In a public hearing for testimony on the federal health insurance exchanges and standardized benefits for primary health care, which includes birth control options as benign as birth control pills, no women were allowed to testify at the hearing. It certainly is curious that those who are actually capable of pregnancy are excluded from the hearing. This refusal was despite vigorous opposition by female congresswomen. I actually listened to the hearing in order to believe it. And the woman they refused to allow to testify about the insurance exchange’s proposed standardized women’s health care was a college student. Yah, that is just what we want to discourage in this country, a woman with an education using prudence in reproductive matters.

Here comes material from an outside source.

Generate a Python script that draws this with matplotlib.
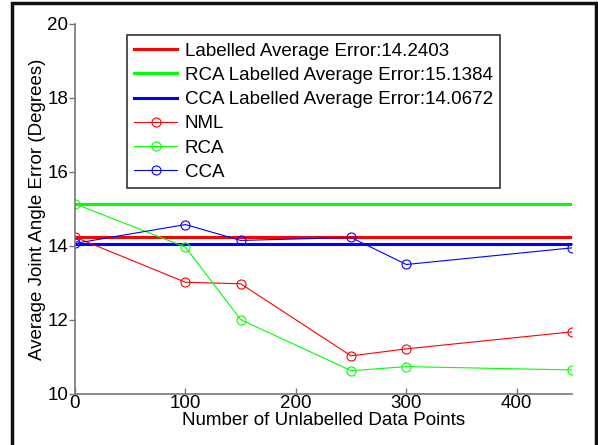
import matplotlib.pyplot as plt
from matplotlib.patches import Rectangle

plt.rcParams['font.family'] = ['Liberation Sans', 'DejaVu Sans']

# data
x = [0, 100, 150, 250, 300, 450]
nml = [14.24, 13.02, 12.98, 11.03, 11.22, 11.68]
rca = [15.14, 13.97, 12.01, 10.63, 10.74, 10.65]
cca = [14.07, 14.58, 14.15, 14.23, 13.50, 13.95]
lab_avg = 14.2403
rca_avg = 15.1384
cca_avg = 14.0672

fs = 13.5
fig = plt.figure(figsize=(5.98, 4.45), dpi=100)
ax = fig.add_axes([75/598, 51/445, 497/598, 370/445])

green = '#00ff00'
ax.plot([x[0], x[-1]], [lab_avg, lab_avg], color='r', lw=2.2,
        label='Labelled Average Error:%.4f' % lab_avg)
ax.plot([x[0], x[-1]], [rca_avg, rca_avg], color=green, lw=2.2,
        label='RCA Labelled Average Error:%.4f' % rca_avg)
ax.plot([x[0], x[-1]], [cca_avg, cca_avg], color='b', lw=2.2,
        label='CCA Labelled Average Error:%.4f' % cca_avg)
ax.plot(x, nml, color='r', lw=0.8, marker='o', mfc='none', ms=6.5, mew=0.8, label='NML')
ax.plot(x, rca, color=green, lw=0.8, marker='o', mfc='none', ms=6.5, mew=0.8, label='RCA')
ax.plot(x, cca, color='b', lw=0.8, marker='o', mfc='none', ms=6.5, mew=0.8, label='CCA')

ax.set_xlim(0, 450)
ax.set_ylim(10, 20)
ax.set_xticks([0, 100, 200, 300, 400])
ax.set_yticks([10, 12, 14, 16, 18, 20])
ax.spines['top'].set_visible(False)
ax.spines['right'].set_visible(False)
for s in ['left', 'bottom']:
    ax.spines[s].set_color('#777777')
    ax.spines[s].set_linewidth(1.2)
ax.tick_params(length=4, width=1, color='#777777',
               labelsize=fs, labelcolor='black')
ax.tick_params(axis='x', direction='in', pad=1)
ax.tick_params(axis='y', direction='out', pad=1)
ax.set_xlabel('Number of Unlabelled Data Points', fontsize=fs, labelpad=0)
ax.set_ylabel('Average Joint Angle Error (Degrees)', fontsize=fs, labelpad=1)

leg = ax.legend(loc='upper left', bbox_to_anchor=(0.104, 0.970), fontsize=fs,
                frameon=True, fancybox=False, handlelength=2.3,
                borderaxespad=0, labelspacing=0.38, handletextpad=0.4,
                borderpad=0.4)
leg.get_frame().set_edgecolor('black')
leg.get_frame().set_linewidth(1.2)

# black frame around the figure
fig.patches.append(Rectangle((12/598, -0.05), 584/598, 1.043, transform=fig.transFigure,
                             fill=False, edgecolor='#111111', lw=2.5))

fig.savefig('out.png', dpi=100)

And if that isn’t enough to befuddle a rational thinker, the reason the committee chairman gave for denying any woman the right to speak was because the meeting was about voting and safe guarding conscience in decision making. Interesting, I wasn’t aware that women lacked conscience, especially when you look at the violent crime statistics. But then again I guess these boys have turned their eyes away from those statistics. One wonders if they also were party to the move to redefine rape of an unconscious woman as a noncriminal event. If this is a matter of conscience, one wonders about theirs.

We are constantly assailed with Republican blather about fighting against big government, yet they seek to prevent birth control services from being covered on private insurance plans. As I have previously reported, several states already have enacted laws which prevent even private insurance plans from covering birth control services. Here are the members of this hall of shame: Kentucky, Missouri, Oklahoma, Idaho, and North Dakota. According to a 2003 Kaiser Foundation survey on contraceptive care, 87% of private employers provided coverage for birth control services, including abortion. So despite the anti-big-government talks, this smacks of big brother to me, or is it daddy?

For more straight talk on health care attend the Northwest Women’s Show on March 2nd, as the healthpolicymaven™ will present findings from her book, Unraveling U.S. Healthcare with my conscience intact.

1 comment:

Anonymous said...

This frightens me. From a purely practical standpoint the loss of coverage for birth control has huge financial and societal costs especially to the working poor. Some of us may be OK with the added cost of $50 per month for birth control but what about those that make $9 or $10 per hour. These are the women who need to be sure they are not having unwanted children.



The healthcare debate has opened the door for conservatives and others with a different agenda to try to make their personal beliefs political policy. I thought this was a free country, including for women.